**Task statement:** Starting with the first line of the listing, quote each line exactly until and including the one with "font=\diagfont\bfseries] (paneltitle) at", leaving pictures out.

**Data provided:**

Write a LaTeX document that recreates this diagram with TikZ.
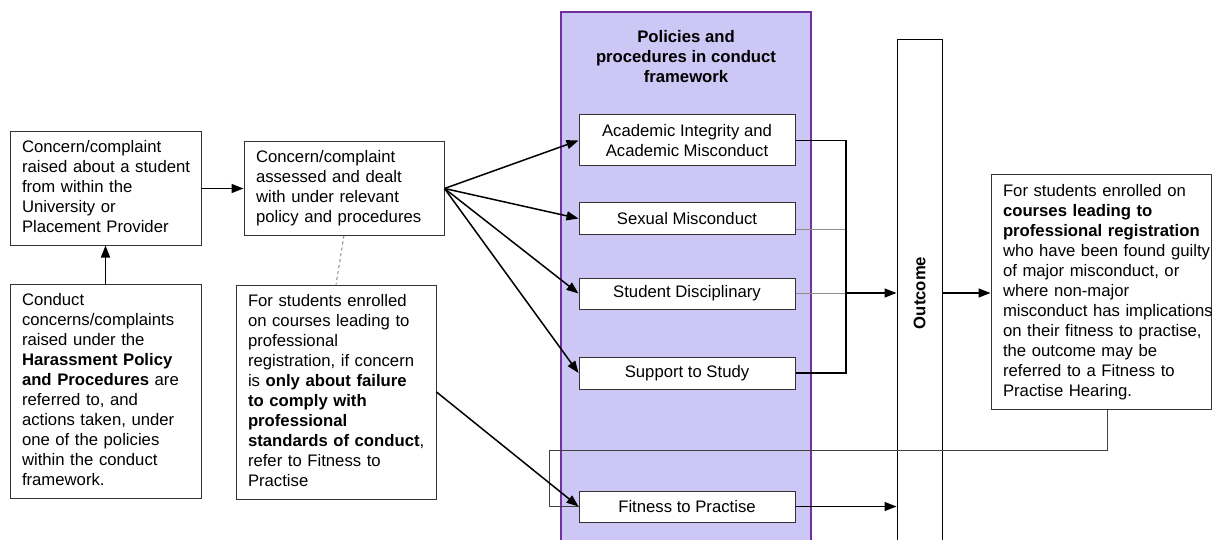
\documentclass[tikz,border=0pt]{standalone}
\usepackage{fontspec}
\setmainfont{Liberation Sans}
\usetikzlibrary{arrows.meta}

\definecolor{panelfill}{RGB}{204,199,245}
\definecolor{panelline}{RGB}{112,48,160}
\newcommand{\diagfont}{\fontsize{16.7}{20}\selectfont}
\newcommand{\boxlines}[1]{\begin{tabular}{@{}l@{}}#1\end{tabular}}

\tikzset{
  infobox/.style={draw=black!80, line width=1pt, fill=white, align=left,
    inner xsep=12pt, inner ysep=0pt, font=\diagfont},
  policy/.style={draw=black!80, line width=1pt, fill=white, align=center,
    minimum width=216pt, inner sep=0pt, font=\diagfont},
  arr/.style={line width=1.5pt, -{Triangle[length=12pt,width=9pt]}},
  thinline/.style={line width=0.8pt, black!45}
}

\begin{document}
\begin{tikzpicture}[x=1pt, y=-1pt]
	\useasboundingbox (0,0) rectangle (1212,540);
	% conduct framework panel
	\node[draw=panelline, fill=panelfill, line width=1.5pt, minimum width=250pt, minimum height=533pt] (panel) at (686,278.5) {};
	\node[align=center, font=\diagfont\bfseries] (paneltitle) at (686,57) {Policies and\\procedures in conduct\\framework};

	\node[infobox, text width=167pt, minimum height=113pt] (raised) at (105.5,188.5) {\boxlines{Concern/complaint\\raised about a student\\from within the\\University or\\Placement Provider}};
	\node[infobox, text width=176pt, minimum height=93pt] (assessed) at (344,188.5) {\boxlines{Concern/complaint\\assessed and dealt\\with under relevant\\policy and procedures}};
	\node[infobox, text width=167pt, minimum height=214pt] (conduct) at (105.5,391) {\boxlines{Conduct\\concerns/complaints\\raised under the\\\textbf{Harassment Policy}\\\textbf{and Procedures} are\\referred to, and\\actions taken, under\\one of the policies\\within the conduct\\framework.}};
	\node[infobox, text width=176pt, minimum height=214pt] (registration) at (336,392) {\boxlines{For students enrolled\\on courses leading to\\professional\\registration, if concern\\is \textbf{only about failure}\\\textbf{to comply with}\\\textbf{professional}\\\textbf{standards of conduct},\\refer to Fitness to\\Practise}};
	\node[infobox, text width=196pt, minimum height=234pt] (hearing) at (1101,292) {\boxlines{For students enrolled on\\\textbf{courses leading to}\\\textbf{professional registration}\\who have been found guilty\\of major misconduct, or\\where non-major\\misconduct has implications\\on their fitness to practise,\\the outcome may be\\referred to a Fitness to\\Practise Hearing.}};

	% policies
	\node[policy, minimum height=51pt] (integrity) at (687,140.5) {Academic Integrity and\\Academic Misconduct};
	\node[policy, minimum height=31pt] (sexual) at (687,218.5) {Sexual Misconduct};
	\node[policy, minimum height=31pt] (disciplinary) at (687,293.5) {Student Disciplinary};
	\node[policy, minimum height=32pt] (support) at (687,373) {Support to Study};
	\node[policy, minimum height=31pt] (fitness) at (687,506.5) {Fitness to Practise};

	\node[draw=black, line width=1pt, fill=white, minimum width=45pt, minimum height=506pt] (outcome) at (919.5,293) {};
	\node[rotate=90, font=\diagfont\bfseries] (outcomelabel) at (outcome) {Outcome};

	\coordinate (join) at (846,293);
	\coordinate (loopcorner) at (549,450);

	% connectors
	\draw[arr] (conduct) -- (raised);
	\draw[arr] (raised) -- (assessed);
	\foreach \p in {integrity,sexual,disciplinary,support}
		\draw[arr] (assessed.east) -- (\p.west);
	\draw[dashed, black!60, line width=0.8pt] (assessed.south) -- (registration.north);
	\draw[line width=1pt, black!75] ([xshift=6pt]hearing.south) |- (loopcorner) |- (fitness.west);
	\draw[arr] (registration.east) -- (fitness.west);
	\draw[thinline] ([yshift=-10.5pt]sexual.east) coordinate (sx) -- (sx -| join);
	\draw[thinline] (disciplinary.east) -- (disciplinary.east -| join);
	\draw[line width=1.5pt] (integrity.east) -| (join) |- (support.east);
	\draw[arr] (join) -- (join -| outcome.west);
	\draw[arr] (outcome.east) -- (outcome.east -| hearing.west);
	\draw[arr] (fitness.east) -- (fitness.east -| outcome.west);
\end{tikzpicture}
\end{document}
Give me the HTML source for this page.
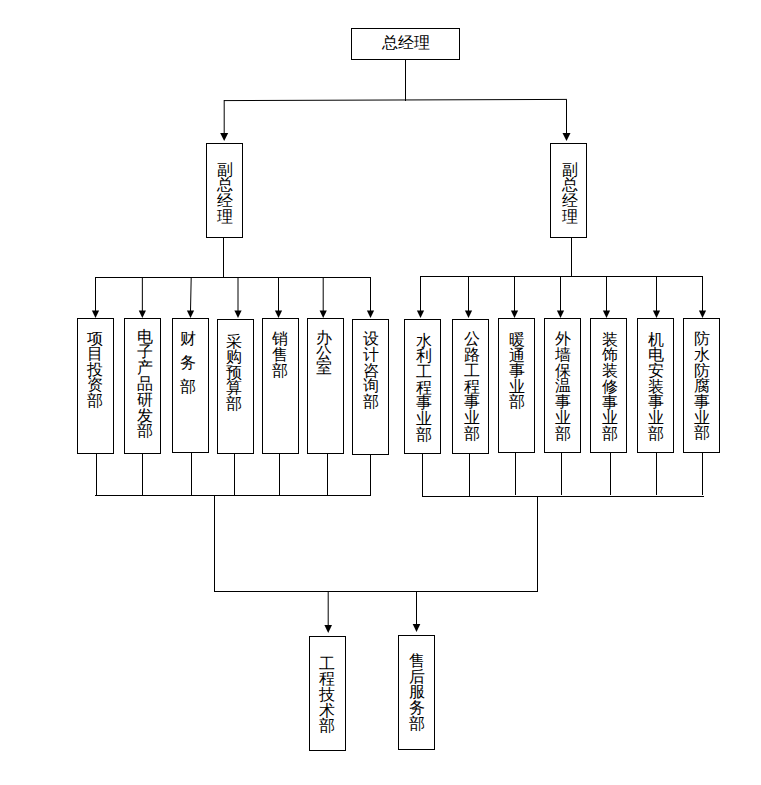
<!DOCTYPE html>
<html><head><meta charset="utf-8"><style>
html,body{margin:0;padding:0;background:#fff;width:761px;height:785px;overflow:hidden}
body{position:relative;font-family:"Liberation Sans",sans-serif;color:#000}
svg{position:absolute;left:0;top:0}
svg line{stroke:#000;stroke-width:1}
svg rect{fill:none;stroke:#000;stroke-width:1}
svg polygon{fill:#000;stroke:none;shape-rendering:geometricPrecision}
svg line.aa{shape-rendering:geometricPrecision}
.v{position:absolute;width:16px;height:120px}
.v i{position:absolute;left:0;font-style:normal;font-size:15.5px;line-height:16px;display:block;width:16px;text-align:center}
.h{position:absolute;font-size:15.5px;line-height:16px;white-space:nowrap}
</style></head><body>
<svg width="761" height="785" viewBox="0 0 761 785" shape-rendering="crispEdges">
<rect x="351.5" y="28.5" width="108" height="31"/>
<line x1="405.5" y1="59" x2="405.5" y2="101"/>
<line class="aa" x1="224" y1="100.6" x2="567" y2="99.4"/>
<line class="aa" x1="224.2" y1="100" x2="224.2" y2="133.5"/><polygon points="220.2,133 228.2,133 224.2,141"/>
<line x1="566.5" y1="100" x2="566.5" y2="134"/><polygon points="562.5,133 570.5,133 566.5,141"/>
<rect x="206.5" y="143.5" width="36" height="94"/>
<rect x="550.5" y="143.5" width="36" height="94"/>
<line x1="223.5" y1="237" x2="223.5" y2="278"/>
<line x1="571.5" y1="237" x2="571.5" y2="277"/>
<line x1="95" y1="277.5" x2="371" y2="277.5"/>
<line x1="420" y1="276.5" x2="703" y2="276.5"/>
<line x1="95.5" y1="277" x2="95.5" y2="311"/><polygon points="91.9,310.5 99.1,310.5 95.5,318"/>
<line class="aa" x1="142.35" y1="277.5" x2="142.35" y2="311.0"/><polygon points="138.75,310.5 145.95,310.5 142.35,318"/>
<line class="aa" x1="191.2" y1="277.5" x2="190.5" y2="311.0"/><polygon points="186.9,310.5 194.1,310.5 190.5,318"/>
<line class="aa" x1="238.0" y1="277.5" x2="238.0" y2="311.0"/><polygon points="234.4,310.5 241.6,310.5 238.0,318"/>
<line x1="278.5" y1="277" x2="278.5" y2="311"/><polygon points="274.9,310.5 282.1,310.5 278.5,318"/>
<line class="aa" x1="323.2" y1="277.5" x2="323.2" y2="311.0"/><polygon points="319.59999999999997,310.5 326.8,310.5 323.2,318"/>
<line x1="370.5" y1="277" x2="370.5" y2="311"/><polygon points="366.9,310.5 374.1,310.5 370.5,318"/>
<line x1="420.5" y1="276" x2="420.5" y2="311"/><polygon points="416.9,310.5 424.1,310.5 420.5,318"/>
<line x1="468.5" y1="276" x2="468.5" y2="311"/><polygon points="464.9,310.5 472.1,310.5 468.5,318"/>
<line x1="514.5" y1="276" x2="514.5" y2="311"/><polygon points="510.9,310.5 518.1,310.5 514.5,318"/>
<line x1="560.5" y1="276" x2="560.5" y2="311"/><polygon points="556.9,310.5 564.1,310.5 560.5,318"/>
<line x1="606.5" y1="276" x2="606.5" y2="311"/><polygon points="602.9,310.5 610.1,310.5 606.5,318"/>
<line x1="656.5" y1="276" x2="656.5" y2="311"/><polygon points="652.9,310.5 660.1,310.5 656.5,318"/>
<line x1="702.5" y1="276" x2="702.5" y2="311"/><polygon points="698.9,310.5 706.1,310.5 702.5,318"/>
<rect x="77.5" y="318.5" width="36" height="135"/>
<rect x="124.5" y="318.5" width="36" height="135"/>
<rect x="172.5" y="318.5" width="36" height="134"/>
<rect x="217.5" y="319.5" width="36" height="134"/>
<rect x="262.5" y="318.5" width="36" height="135"/>
<rect x="307.5" y="318.5" width="36" height="135"/>
<rect x="352.5" y="319.5" width="36" height="135"/>
<rect x="404.5" y="319.5" width="36" height="134"/>
<rect x="452.5" y="319.5" width="36" height="134"/>
<rect x="498.5" y="318.5" width="36" height="134"/>
<rect x="544.5" y="318.5" width="36" height="134"/>
<rect x="590.5" y="318.5" width="36" height="134"/>
<rect x="637.5" y="318.5" width="36" height="134"/>
<rect x="683.5" y="318.5" width="36" height="134"/>
<line x1="96.5" y1="453" x2="96.5" y2="496"/>
<line x1="142.5" y1="453" x2="142.5" y2="496"/>
<line x1="191.5" y1="452" x2="191.5" y2="496"/>
<line x1="234.5" y1="453" x2="234.5" y2="496"/>
<line x1="279.5" y1="453" x2="279.5" y2="496"/>
<line x1="327.5" y1="453" x2="327.5" y2="496"/>
<line x1="370.5" y1="454" x2="370.5" y2="496"/>
<line x1="422.5" y1="453" x2="422.5" y2="497"/>
<line x1="469.5" y1="453" x2="469.5" y2="497"/>
<line x1="515.5" y1="452" x2="515.5" y2="495"/>
<line x1="561.5" y1="452" x2="561.5" y2="495"/>
<line x1="610.5" y1="452" x2="610.5" y2="495"/>
<line x1="656.5" y1="452" x2="656.5" y2="495"/>
<line x1="702.5" y1="452" x2="702.5" y2="495"/>
<line x1="95" y1="495.5" x2="371" y2="495.5"/>
<line x1="422" y1="496.5" x2="704" y2="496.5"/>
<line x1="214.5" y1="495" x2="214.5" y2="592"/>
<line x1="537.5" y1="496" x2="537.5" y2="592"/>
<line x1="214" y1="591.5" x2="538" y2="591.5"/>
<line class="aa" x1="328.2" y1="591.5" x2="328.2" y2="625.5"/><polygon points="324.4,625 332.0,625 328.2,633"/>
<line x1="416.5" y1="591" x2="416.5" y2="625"/><polygon points="412.7,624 420.3,624 416.5,632"/>
<rect x="309.5" y="636.5" width="36" height="114"/>
<rect x="398.5" y="635.5" width="36" height="114"/>
</svg>
<div class="v" style="left:216.8px;top:161.8px"><i style="top:0.00px">副</i><i style="top:15.65px">总</i><i style="top:31.30px">经</i><i style="top:46.95px">理</i></div><div class="v" style="left:562.0px;top:161.8px"><i style="top:0.00px">副</i><i style="top:15.65px">总</i><i style="top:31.30px">经</i><i style="top:46.95px">理</i></div><div class="v" style="left:87.3px;top:330.7px"><i style="top:0.00px">项</i><i style="top:15.60px">目</i><i style="top:31.20px">投</i><i style="top:46.80px">资</i><i style="top:62.40px">部</i></div><div class="v" style="left:137.0px;top:328.7px"><i style="top:0.00px">电</i><i style="top:15.80px">子</i><i style="top:31.60px">产</i><i style="top:47.40px">品</i><i style="top:63.20px">研</i><i style="top:79.00px">发</i><i style="top:94.80px">部</i></div><div class="v" style="left:179.5px;top:330.7px"><i style="top:0.00px">财</i><i style="top:24.00px">务</i><i style="top:48.00px">部</i></div><div class="v" style="left:226.2px;top:333.7px"><i style="top:0.00px">采</i><i style="top:15.50px">购</i><i style="top:31.00px">预</i><i style="top:46.50px">算</i><i style="top:62.00px">部</i></div><div class="v" style="left:272.4px;top:331.2px"><i style="top:0.00px">销</i><i style="top:15.80px">售</i><i style="top:31.60px">部</i></div><div class="v" style="left:316.0px;top:329.5px"><i style="top:0.00px">办</i><i style="top:15.30px">公</i><i style="top:30.60px">室</i></div><div class="v" style="left:362.8px;top:331.2px"><i style="top:0.00px">设</i><i style="top:15.70px">计</i><i style="top:31.40px">咨</i><i style="top:47.10px">询</i><i style="top:62.80px">部</i></div><div class="v" style="left:416.2px;top:332.5px"><i style="top:0.00px">水</i><i style="top:15.70px">利</i><i style="top:31.40px">工</i><i style="top:47.10px">程</i><i style="top:62.80px">事</i><i style="top:78.50px">业</i><i style="top:94.20px">部</i></div><div class="v" style="left:463.7px;top:331.2px"><i style="top:0.00px">公</i><i style="top:15.80px">路</i><i style="top:31.60px">工</i><i style="top:47.40px">程</i><i style="top:63.20px">事</i><i style="top:79.00px">业</i><i style="top:94.80px">部</i></div><div class="v" style="left:508.6px;top:332.0px"><i style="top:0.00px">暖</i><i style="top:15.60px">通</i><i style="top:31.20px">事</i><i style="top:46.80px">业</i><i style="top:62.40px">部</i></div><div class="v" style="left:554.8px;top:331.0px"><i style="top:0.00px">外</i><i style="top:15.80px">墙</i><i style="top:31.60px">保</i><i style="top:47.40px">温</i><i style="top:63.20px">事</i><i style="top:79.00px">业</i><i style="top:94.80px">部</i></div><div class="v" style="left:602.0px;top:331.7px"><i style="top:0.00px">装</i><i style="top:15.75px">饰</i><i style="top:31.50px">装</i><i style="top:47.25px">修</i><i style="top:63.00px">事</i><i style="top:78.75px">业</i><i style="top:94.50px">部</i></div><div class="v" style="left:648.0px;top:331.7px"><i style="top:0.00px">机</i><i style="top:15.70px">电</i><i style="top:31.40px">安</i><i style="top:47.10px">装</i><i style="top:62.80px">事</i><i style="top:78.50px">业</i><i style="top:94.20px">部</i></div><div class="v" style="left:694.0px;top:331.3px"><i style="top:0.00px">防</i><i style="top:15.70px">水</i><i style="top:31.40px">防</i><i style="top:47.10px">腐</i><i style="top:62.80px">事</i><i style="top:78.50px">业</i><i style="top:94.20px">部</i></div><div class="v" style="left:319.0px;top:655.6px"><i style="top:0.00px">工</i><i style="top:15.70px">程</i><i style="top:31.40px">技</i><i style="top:47.10px">术</i><i style="top:62.80px">部</i></div><div class="v" style="left:409.2px;top:653.0px"><i style="top:0.00px">售</i><i style="top:15.70px">后</i><i style="top:31.40px">服</i><i style="top:47.10px">务</i><i style="top:62.80px">部</i></div><div class="h" style="left:382px;top:35.4px">总经理</div>
</body></html>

**Answer:**
Write a LaTeX document that recreates this diagram with TikZ.
\documentclass[tikz,border=0pt]{standalone}
\usepackage{fontspec}
\setmainfont{Liberation Sans}
\usetikzlibrary{arrows.meta}

\definecolor{panelfill}{RGB}{204,199,245}
\definecolor{panelline}{RGB}{112,48,160}
\newcommand{\diagfont}{\fontsize{16.7}{20}\selectfont}
\newcommand{\boxlines}[1]{\begin{tabular}{@{}l@{}}#1\end{tabular}}

\tikzset{
  infobox/.style={draw=black!80, line width=1pt, fill=white, align=left,
    inner xsep=12pt, inner ysep=0pt, font=\diagfont},
  policy/.style={draw=black!80, line width=1pt, fill=white, align=center,
    minimum width=216pt, inner sep=0pt, font=\diagfont},
  arr/.style={line width=1.5pt, -{Triangle[length=12pt,width=9pt]}},
  thinline/.style={line width=0.8pt, black!45}
}

\begin{document}
\begin{tikzpicture}[x=1pt, y=-1pt]
	\useasboundingbox (0,0) rectangle (1212,540);
	% conduct framework panel
	\node[draw=panelline, fill=panelfill, line width=1.5pt, minimum width=250pt, minimum height=533pt] (panel) at (686,278.5) {};
	\node[align=center, font=\diagfont\bfseries] (paneltitle) at (686,57) {Policies and\\procedures in conduct\\framework};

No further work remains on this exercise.